I think you should follow the same reasoning – free float market capitalization – to decide the percentage to allocate to MSCI World and MSCI Emerging Markets. You can find the adequate percentage of each region in the index provider’s (MSCI) website.

According the MSCI website, MSCI World represents 88% of their global index, MSCI ASCWI. While MSCI Emerging Markets would represent the remaining 12%. I think you should allocate the same percentage to these funds: 88% for the iShares MSCI World and 12% to the iShares MSCI EM. Keep in mind that these allocations change with time as the market capitalization of the regions change, so you will have to periodically rebalance your portfolio to match the updated allocations.

Source: MSCI

You could also simply buy the iShares MSCI ASCWI but that fund has a higher TER, 0.6%, than what you would get if you buy each fund individually according to the percentages I suggested (TER = 0.88 * 0.2 + 0.12 * 0.18 = 0.1976 %, 3 times cheaper).

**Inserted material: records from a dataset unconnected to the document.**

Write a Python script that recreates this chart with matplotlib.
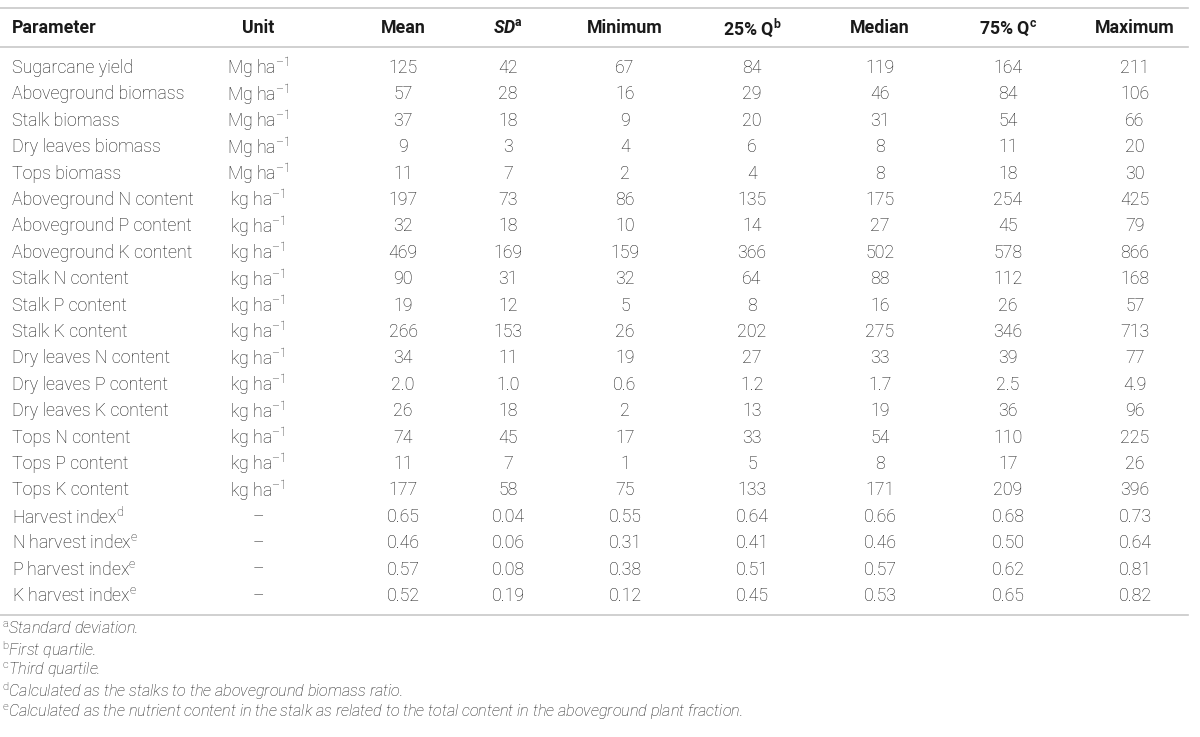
import matplotlib
matplotlib.use('Agg')
import matplotlib.pyplot as plt

# table content
header = ['Parameter', 'Unit', 'Mean', r'SD$^{\mathbf{a}}$', 'Minimum',
          r'25% Q$^{\mathbf{b}}$', 'Median', r'75% Q$^{\mathbf{c}}$', 'Maximum']

parameters = ['Sugarcane yield', 'Aboveground biomass', 'Stalk biomass',
              'Dry leaves biomass', 'Tops biomass', 'Aboveground N content',
              'Aboveground P content', 'Aboveground K content', 'Stalk N content',
              'Stalk P content', 'Stalk K content', 'Dry leaves N content',
              'Dry leaves P content', 'Dry leaves K content', 'Tops N content',
              'Tops P content', 'Tops K content', r'Harvest index$^{\mathrm{d}}$',
              r'N harvest index$^{\mathrm{e}}$', r'P harvest index$^{\mathrm{e}}$',
              r'K harvest index$^{\mathrm{e}}$']

mg = r'Mg ha$^{\mathrm{–1}}$'
kg = r'kg ha$^{\mathrm{–1}}$'
units = [mg] * 5 + [kg] * 12 + ['–'] * 4

mean = ['125', '57', '37', '9', '11', '197', '32', '469', '90', '19', '266', '34',
        '2.0', '26', '74', '11', '177', '0.65', '0.46', '0.57', '0.52']
sd = ['42', '28', '18', '3', '7', '73', '18', '169', '31', '12', '153', '11',
      '1.0', '18', '45', '7', '58', '0.04', '0.06', '0.08', '0.19']
minimum = ['67', '16', '9', '4', '2', '86', '10', '159', '32', '5', '26', '19',
           '0.6', '2', '17', '1', '75', '0.55', '0.31', '0.38', '0.12']
q25 = ['84', '29', '20', '6', '4', '135', '14', '366', '64', '8', '202', '27',
       '1.2', '13', '33', '5', '133', '0.64', '0.41', '0.51', '0.45']
median = ['119', '46', '31', '8', '8', '175', '27', '502', '88', '16', '275', '33',
          '1.7', '19', '54', '8', '171', '0.66', '0.46', '0.57', '0.53']
q75 = ['164', '84', '54', '11', '18', '254', '45', '578', '112', '26', '346', '39',
       '2.5', '36', '110', '17', '209', '0.68', '0.50', '0.62', '0.65']
maximum = ['211', '106', '66', '20', '30', '425', '79', '866', '168', '57', '713', '77',
           '4.9', '96', '225', '26', '396', '0.73', '0.64', '0.81', '0.82']

footnotes = [r'$^{\mathrm{a}}$Standard deviation.',
             r'$^{\mathrm{b}}$First quartile.',
             r'$^{\mathrm{c}}$Third quartile.',
             r'$^{\mathrm{d}}$Calculated as the stalks to the aboveground biomass ratio.',
             r'$^{\mathrm{e}}$Calculated as the nutrient content in the stalk as related '
             r'to the total content in the aboveground plant fraction.']

plt.rcParams['font.family'] = ['Roboto', 'DejaVu Sans']
plt.rcParams['mathtext.fontset'] = 'custom'
plt.rcParams['mathtext.rm'] = 'Roboto:light'
plt.rcParams['mathtext.it'] = 'Roboto:italic:light'
plt.rcParams['mathtext.bf'] = 'Roboto:bold'

txt = '#1a1a1a'
line_col = '#c8c8c8'
fs = 12.8

fig = plt.figure(figsize=(12, 7.37), dpi=100)
ax = fig.add_axes([0, 0, 1, 1])
ax.set_xlim(0, 1200)
ax.set_ylim(737, 0)
ax.axis('off')

col_x = [12, 258, 403, 508, 625, 752, 880, 1008, 1135]

# rules
for y in [8, 47, 615]:
    ax.plot([0, 1188], [y, y], color=line_col, lw=1.2)

# header
for i, h in enumerate(header):
    ha = 'left' if i == 0 else 'center'
    style = 'italic' if i == 3 else 'normal'
    ax.text(col_x[i], 28, h, ha=ha, va='center', fontsize=fs, fontweight='bold',
            fontstyle=style, color=txt)

columns = [parameters, units, mean, sd, minimum, q25, median, q75, maximum]
row_y0, row_dy = 68, 26.4
for r in range(len(parameters)):
    y = row_y0 + r * row_dy
    for c, col in enumerate(columns):
        ha = 'left' if c == 0 else 'center'
        ax.text(col_x[c], y, col[r], ha=ha, va='center', fontsize=fs,
                fontweight='light', color=txt)

for k, note in enumerate(footnotes):
    ax.text(2, 629 + k * 20.75, note, ha='left', va='center', fontsize=11.6,
            fontweight='light', fontstyle='italic', color=txt)

fig.savefig('out.png', dpi=100)
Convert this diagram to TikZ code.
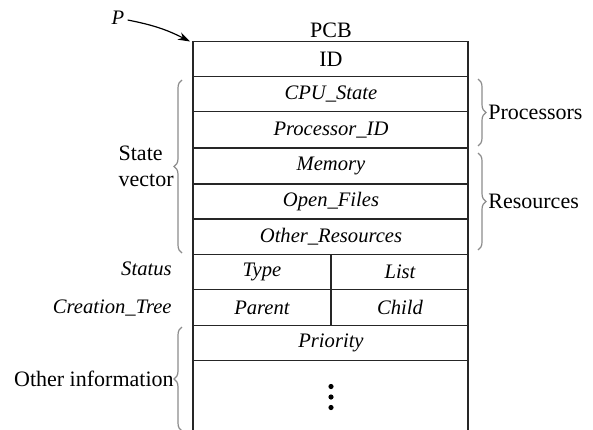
\documentclass[tikz,border=0pt]{standalone}
\usepackage{fontspec}
\setmainfont{Liberation Serif}
\usetikzlibrary{decorations.pathreplacing,arrows.meta}
\begin{document}
\begin{tikzpicture}[x=0.5pt,y=-0.5pt,
  cell/.style={draw=black!85,line width=0.6pt},
  lbl/.style={inner sep=0pt,font=\fontsize{11}{13}\selectfont},
  itl/.style={inner sep=0pt,font=\fontsize{10.3}{12}\selectfont\itshape},
  dotn/.style={circle,fill=black,inner sep=0pt,minimum size=2.6pt},
  brc/.style={draw=black!45,line width=0.6pt,decorate,decoration={brace,amplitude=4pt}}]
\clip (0,0) rectangle (593,429);
% rows
\draw[cell] (193,41.7) rectangle (468,76.7);
\draw[cell] (193,76.7) rectangle (468,111.7);
\draw[cell] (193,111.7) rectangle (468,148);
\draw[cell] (193,148) rectangle (468,184);
\draw[cell] (193,184) rectangle (468,219);
\draw[cell] (193,219) rectangle (468,254.3);
\draw[cell] (193,254.3) rectangle (331,289.3);
\draw[cell] (331,254.3) rectangle (468,289.3);
\draw[cell] (193,289.3) rectangle (331,325.3);
\draw[cell] (331,289.3) rectangle (468,325.3);
\draw[cell] (193,325.3) rectangle (468,360.7);
\draw[cell] (193,360.7) -- (193,440) (468,360.7) -- (468,440);
% texts
\node[lbl] (pcb) at (331,30) {PCB};
\node[lbl] (id) at (331,59.5) {ID};
\node[itl] (cpu) at (331,94.5) {CPU\_State};
\node[itl] (pid) at (331,130) {Processor\_ID};
\node[itl] (mem) at (331,166) {Memory};
\node[itl] (of) at (331,201.5) {Open\_Files};
\node[itl] (orr) at (331,237) {Other\_Resources};
\node[itl] (type) at (262,272) {Type};
\node[itl] (list) at (400,272) {List};
\node[itl] (par) at (262,307.5) {Parent};
\node[itl] (chi) at (400,307.5) {Child};
\node[itl] (pri) at (331,343) {Priority};
\node[dotn] (d1) at (331,386.5) {};
\node[dotn] (d2) at (331,397) {};
\node[dotn] (d3) at (331,407.5) {};
% left labels
\node[itl] (p) at (118,18) {P};
\node[lbl,anchor=east,align=left] (sv) at (174,166) {State\\vector};
\node[itl,anchor=east] (st) at (172,269) {Status};
\node[itl,anchor=east] (ct) at (172,308) {Creation\_Tree};
\node[lbl,anchor=east] (oi) at (174,379) {Other information};
\node[lbl,anchor=west] (proc) at (488,112) {Processors};
\node[lbl,anchor=west] (res) at (488,201) {Resources};
% braces
\coordinate (b1s) at (182,253); \coordinate (b1e) at (182,80);
\draw[brc] (b1s) -- (b1e);
\coordinate (b2s) at (182,431); \coordinate (b2e) at (182,327);
\draw[brc] (b2s) -- (b2e);
\coordinate (b3s) at (478,79); \coordinate (b3e) at (478,146);
\draw[brc] (b3s) -- (b3e);
\coordinate (b4s) at (478,153); \coordinate (b4e) at (478,250);
\draw[brc] (b4s) -- (b4e);
% pointer
\coordinate (top) at (190,41.5);
\draw[-{Stealth[length=6pt,width=4pt]},line width=0.6pt] (p.east) ++(3,2) to[bend left=8] (top);
\end{tikzpicture}
\end{document}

There are other methods to decide the allocation to emerging markets: GDP, economic exposure, full market cap.

Source: MSCI

Alternatively, you may have a specific point of view on the future returns of a specific region leading you to increase your exposure to it.

All in all, I prefer free float market capitalization because that is how most popular indexes are built (e.g. S&P 500, MSCI World). Moreover. I honestly don’t have an informed opinion on how these markets will evolve in the future to justify deviating from the market’s opinion of their value.